Source code of charts:
'''

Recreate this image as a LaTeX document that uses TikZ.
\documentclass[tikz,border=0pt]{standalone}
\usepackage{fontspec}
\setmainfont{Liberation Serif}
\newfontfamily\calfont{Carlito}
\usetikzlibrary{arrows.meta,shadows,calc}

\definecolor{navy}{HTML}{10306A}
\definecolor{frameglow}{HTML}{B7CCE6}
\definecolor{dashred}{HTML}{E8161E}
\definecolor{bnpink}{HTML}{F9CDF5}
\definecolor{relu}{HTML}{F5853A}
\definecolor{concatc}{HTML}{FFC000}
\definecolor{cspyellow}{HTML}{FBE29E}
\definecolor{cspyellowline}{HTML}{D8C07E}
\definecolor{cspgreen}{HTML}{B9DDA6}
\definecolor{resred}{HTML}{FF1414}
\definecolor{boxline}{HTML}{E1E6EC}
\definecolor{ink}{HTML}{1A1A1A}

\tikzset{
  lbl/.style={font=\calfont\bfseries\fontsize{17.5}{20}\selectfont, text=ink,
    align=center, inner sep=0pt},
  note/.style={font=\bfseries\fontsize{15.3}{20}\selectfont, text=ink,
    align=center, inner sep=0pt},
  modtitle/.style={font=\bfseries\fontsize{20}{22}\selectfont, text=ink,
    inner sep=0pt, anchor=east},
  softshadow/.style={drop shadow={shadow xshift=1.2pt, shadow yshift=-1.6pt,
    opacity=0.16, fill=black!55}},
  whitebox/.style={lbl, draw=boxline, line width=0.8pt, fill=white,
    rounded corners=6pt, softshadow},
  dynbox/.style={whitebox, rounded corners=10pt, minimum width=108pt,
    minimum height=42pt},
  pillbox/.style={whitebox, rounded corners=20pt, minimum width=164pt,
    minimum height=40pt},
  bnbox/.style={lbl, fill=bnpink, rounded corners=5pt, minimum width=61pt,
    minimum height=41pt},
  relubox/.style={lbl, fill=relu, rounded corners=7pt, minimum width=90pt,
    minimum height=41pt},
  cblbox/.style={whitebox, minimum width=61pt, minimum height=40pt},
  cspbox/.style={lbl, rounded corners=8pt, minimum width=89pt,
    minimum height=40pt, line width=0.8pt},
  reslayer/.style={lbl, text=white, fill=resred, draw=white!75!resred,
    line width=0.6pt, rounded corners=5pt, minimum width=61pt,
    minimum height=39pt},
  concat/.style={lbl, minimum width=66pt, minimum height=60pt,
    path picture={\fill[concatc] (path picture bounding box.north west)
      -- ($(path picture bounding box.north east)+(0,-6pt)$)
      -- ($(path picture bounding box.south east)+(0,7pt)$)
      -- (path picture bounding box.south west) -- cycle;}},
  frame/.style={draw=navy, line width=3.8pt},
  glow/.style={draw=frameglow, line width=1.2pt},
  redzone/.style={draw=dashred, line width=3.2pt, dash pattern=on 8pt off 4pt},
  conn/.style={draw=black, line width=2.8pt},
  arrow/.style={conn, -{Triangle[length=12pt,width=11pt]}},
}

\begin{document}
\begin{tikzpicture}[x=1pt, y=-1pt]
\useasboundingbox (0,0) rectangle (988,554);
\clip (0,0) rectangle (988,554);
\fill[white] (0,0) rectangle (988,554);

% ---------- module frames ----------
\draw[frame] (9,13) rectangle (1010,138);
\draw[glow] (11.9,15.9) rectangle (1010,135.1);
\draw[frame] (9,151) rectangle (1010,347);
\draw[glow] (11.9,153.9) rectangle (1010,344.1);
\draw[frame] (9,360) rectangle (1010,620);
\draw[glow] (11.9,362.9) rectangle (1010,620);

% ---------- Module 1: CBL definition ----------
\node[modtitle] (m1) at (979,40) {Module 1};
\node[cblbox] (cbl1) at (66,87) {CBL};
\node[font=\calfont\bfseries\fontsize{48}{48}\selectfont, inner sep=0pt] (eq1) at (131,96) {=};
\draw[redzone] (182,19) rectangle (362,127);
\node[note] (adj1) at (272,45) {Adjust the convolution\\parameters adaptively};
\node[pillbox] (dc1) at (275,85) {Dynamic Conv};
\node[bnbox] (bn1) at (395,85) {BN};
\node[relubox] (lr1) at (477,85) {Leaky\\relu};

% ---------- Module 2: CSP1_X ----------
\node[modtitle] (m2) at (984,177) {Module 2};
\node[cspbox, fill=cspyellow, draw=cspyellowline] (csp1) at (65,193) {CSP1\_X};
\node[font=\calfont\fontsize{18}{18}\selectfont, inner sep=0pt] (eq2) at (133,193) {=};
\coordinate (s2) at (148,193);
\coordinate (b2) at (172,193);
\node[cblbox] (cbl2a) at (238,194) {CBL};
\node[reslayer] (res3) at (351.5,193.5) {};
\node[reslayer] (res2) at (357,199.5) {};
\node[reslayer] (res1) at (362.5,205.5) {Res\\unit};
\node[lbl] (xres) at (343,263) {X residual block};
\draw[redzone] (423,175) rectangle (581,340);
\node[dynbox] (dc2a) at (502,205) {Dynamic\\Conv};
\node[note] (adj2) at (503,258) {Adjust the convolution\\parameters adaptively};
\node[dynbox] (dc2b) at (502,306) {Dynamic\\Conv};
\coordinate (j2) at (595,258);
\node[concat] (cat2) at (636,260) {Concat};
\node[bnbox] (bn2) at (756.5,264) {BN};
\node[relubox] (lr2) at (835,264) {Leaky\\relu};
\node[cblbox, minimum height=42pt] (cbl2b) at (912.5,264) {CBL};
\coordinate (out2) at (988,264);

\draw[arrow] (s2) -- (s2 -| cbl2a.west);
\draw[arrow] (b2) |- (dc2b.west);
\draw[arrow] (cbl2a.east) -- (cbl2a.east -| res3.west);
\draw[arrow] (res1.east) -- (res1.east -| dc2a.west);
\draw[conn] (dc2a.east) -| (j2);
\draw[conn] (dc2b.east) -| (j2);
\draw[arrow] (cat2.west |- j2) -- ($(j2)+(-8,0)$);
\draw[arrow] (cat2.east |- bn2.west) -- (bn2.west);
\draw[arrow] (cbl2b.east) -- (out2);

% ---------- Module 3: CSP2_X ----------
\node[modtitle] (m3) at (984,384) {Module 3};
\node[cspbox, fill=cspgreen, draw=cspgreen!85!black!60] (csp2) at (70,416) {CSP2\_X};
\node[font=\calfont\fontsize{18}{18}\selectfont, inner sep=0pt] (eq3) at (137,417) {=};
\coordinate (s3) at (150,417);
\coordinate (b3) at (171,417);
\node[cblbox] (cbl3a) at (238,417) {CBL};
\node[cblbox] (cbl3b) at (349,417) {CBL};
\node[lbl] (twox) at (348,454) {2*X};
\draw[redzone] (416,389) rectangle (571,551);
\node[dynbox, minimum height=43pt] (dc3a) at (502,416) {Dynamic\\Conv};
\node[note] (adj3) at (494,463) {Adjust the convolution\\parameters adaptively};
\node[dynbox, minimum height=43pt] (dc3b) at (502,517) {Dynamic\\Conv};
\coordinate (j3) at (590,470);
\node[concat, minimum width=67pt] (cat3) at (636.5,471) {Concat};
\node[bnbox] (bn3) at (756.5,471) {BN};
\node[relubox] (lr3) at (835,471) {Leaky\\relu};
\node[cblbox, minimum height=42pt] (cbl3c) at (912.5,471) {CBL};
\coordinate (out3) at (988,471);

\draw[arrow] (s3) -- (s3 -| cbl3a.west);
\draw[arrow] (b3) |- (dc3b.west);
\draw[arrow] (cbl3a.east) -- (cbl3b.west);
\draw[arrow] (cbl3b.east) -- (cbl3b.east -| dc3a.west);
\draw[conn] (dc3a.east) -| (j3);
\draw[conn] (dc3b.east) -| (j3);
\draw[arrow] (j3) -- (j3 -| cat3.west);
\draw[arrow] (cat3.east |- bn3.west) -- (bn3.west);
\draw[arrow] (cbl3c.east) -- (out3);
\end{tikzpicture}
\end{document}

'''
'''

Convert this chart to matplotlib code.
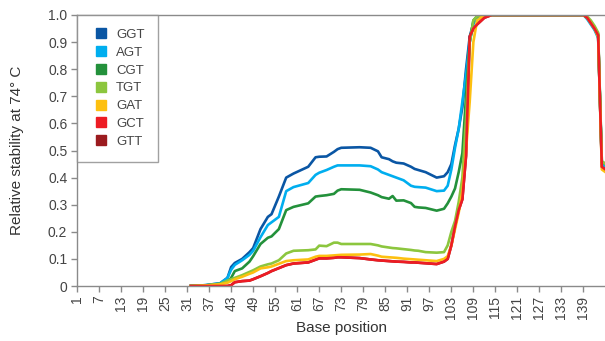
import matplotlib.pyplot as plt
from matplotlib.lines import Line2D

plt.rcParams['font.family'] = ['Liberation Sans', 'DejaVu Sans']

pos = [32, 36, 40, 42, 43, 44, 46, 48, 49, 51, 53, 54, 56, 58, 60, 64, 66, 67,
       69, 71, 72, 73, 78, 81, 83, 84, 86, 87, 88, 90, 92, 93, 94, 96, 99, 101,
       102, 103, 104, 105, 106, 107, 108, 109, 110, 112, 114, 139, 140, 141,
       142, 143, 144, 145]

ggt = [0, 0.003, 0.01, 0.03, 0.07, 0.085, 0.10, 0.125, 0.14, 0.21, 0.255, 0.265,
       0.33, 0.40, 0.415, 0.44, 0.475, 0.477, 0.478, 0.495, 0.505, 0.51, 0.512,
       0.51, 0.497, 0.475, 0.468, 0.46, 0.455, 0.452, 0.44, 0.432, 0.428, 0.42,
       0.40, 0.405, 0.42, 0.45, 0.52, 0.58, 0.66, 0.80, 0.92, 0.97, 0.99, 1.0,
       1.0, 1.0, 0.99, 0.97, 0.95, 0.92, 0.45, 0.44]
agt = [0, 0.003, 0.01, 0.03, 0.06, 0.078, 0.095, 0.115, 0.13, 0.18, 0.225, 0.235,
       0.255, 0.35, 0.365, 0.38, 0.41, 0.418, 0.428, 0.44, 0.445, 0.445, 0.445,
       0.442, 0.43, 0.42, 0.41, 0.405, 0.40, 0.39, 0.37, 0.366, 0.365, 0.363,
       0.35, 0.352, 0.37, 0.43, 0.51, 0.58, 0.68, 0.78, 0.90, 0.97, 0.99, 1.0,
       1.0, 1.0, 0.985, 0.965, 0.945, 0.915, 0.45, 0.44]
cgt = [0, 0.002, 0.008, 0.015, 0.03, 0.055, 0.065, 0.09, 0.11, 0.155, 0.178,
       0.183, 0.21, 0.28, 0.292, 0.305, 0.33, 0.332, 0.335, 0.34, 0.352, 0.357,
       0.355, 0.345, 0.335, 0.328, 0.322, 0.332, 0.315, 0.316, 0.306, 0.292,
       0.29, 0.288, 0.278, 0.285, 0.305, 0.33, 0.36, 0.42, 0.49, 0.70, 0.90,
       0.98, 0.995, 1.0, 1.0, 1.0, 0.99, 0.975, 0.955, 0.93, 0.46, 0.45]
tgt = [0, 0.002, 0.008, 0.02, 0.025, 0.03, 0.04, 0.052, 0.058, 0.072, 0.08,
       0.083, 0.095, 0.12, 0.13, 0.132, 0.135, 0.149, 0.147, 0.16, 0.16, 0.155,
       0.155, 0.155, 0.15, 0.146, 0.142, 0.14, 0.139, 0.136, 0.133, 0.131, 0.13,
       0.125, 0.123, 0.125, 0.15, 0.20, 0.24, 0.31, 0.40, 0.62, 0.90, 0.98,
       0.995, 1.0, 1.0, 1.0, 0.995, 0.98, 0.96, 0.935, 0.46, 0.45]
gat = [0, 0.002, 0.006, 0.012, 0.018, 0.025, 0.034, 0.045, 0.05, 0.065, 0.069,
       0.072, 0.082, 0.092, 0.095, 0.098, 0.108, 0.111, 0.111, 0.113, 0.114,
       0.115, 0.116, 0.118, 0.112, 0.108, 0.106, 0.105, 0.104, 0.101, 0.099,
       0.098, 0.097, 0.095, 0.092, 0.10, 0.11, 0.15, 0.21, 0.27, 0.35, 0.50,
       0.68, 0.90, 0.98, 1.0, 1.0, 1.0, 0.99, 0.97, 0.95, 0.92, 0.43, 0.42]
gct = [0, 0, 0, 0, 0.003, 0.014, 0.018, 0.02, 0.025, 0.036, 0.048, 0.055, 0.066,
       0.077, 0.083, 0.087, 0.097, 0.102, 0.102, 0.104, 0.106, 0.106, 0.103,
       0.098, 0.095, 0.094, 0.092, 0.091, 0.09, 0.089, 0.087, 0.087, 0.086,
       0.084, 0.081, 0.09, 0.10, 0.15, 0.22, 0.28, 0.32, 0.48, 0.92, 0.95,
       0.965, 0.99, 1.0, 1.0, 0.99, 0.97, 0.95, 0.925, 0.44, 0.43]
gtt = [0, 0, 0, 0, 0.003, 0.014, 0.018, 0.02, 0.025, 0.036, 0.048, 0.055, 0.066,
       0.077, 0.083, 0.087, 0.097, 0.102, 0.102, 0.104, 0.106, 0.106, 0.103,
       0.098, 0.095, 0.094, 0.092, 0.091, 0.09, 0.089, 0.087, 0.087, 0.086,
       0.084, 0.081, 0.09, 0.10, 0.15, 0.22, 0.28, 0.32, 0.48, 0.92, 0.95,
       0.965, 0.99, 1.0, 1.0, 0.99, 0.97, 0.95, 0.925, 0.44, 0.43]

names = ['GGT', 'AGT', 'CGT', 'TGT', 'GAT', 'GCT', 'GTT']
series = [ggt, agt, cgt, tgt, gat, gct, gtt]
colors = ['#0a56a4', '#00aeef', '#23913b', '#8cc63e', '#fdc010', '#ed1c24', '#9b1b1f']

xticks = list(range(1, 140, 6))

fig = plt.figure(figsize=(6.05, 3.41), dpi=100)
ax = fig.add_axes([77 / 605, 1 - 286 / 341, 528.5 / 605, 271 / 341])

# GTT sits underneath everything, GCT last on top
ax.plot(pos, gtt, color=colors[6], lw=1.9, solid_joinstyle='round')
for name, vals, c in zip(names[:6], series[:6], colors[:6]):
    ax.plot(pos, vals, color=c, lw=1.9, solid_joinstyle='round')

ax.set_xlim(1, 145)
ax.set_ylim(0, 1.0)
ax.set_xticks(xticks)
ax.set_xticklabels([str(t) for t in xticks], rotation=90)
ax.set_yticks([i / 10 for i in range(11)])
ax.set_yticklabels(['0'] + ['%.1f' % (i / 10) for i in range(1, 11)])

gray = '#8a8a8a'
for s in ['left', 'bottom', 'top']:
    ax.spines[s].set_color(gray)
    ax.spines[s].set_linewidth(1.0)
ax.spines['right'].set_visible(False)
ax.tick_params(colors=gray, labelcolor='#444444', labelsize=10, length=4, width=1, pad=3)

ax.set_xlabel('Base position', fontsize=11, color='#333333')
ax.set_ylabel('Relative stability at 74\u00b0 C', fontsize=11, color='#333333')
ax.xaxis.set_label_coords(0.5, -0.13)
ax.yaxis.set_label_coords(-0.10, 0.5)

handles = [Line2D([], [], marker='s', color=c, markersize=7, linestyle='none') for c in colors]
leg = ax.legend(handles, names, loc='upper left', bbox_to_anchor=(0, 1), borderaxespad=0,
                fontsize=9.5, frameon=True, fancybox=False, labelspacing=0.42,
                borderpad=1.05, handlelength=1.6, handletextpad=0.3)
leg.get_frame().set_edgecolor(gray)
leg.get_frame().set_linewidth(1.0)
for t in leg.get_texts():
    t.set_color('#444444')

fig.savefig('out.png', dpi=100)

'''

Task statement: Select every line of the material above holding the word "matplotlib" and copy it.

Written answer:
Convert this chart to matplotlib code.
import matplotlib.pyplot as plt
from matplotlib.lines import Line2D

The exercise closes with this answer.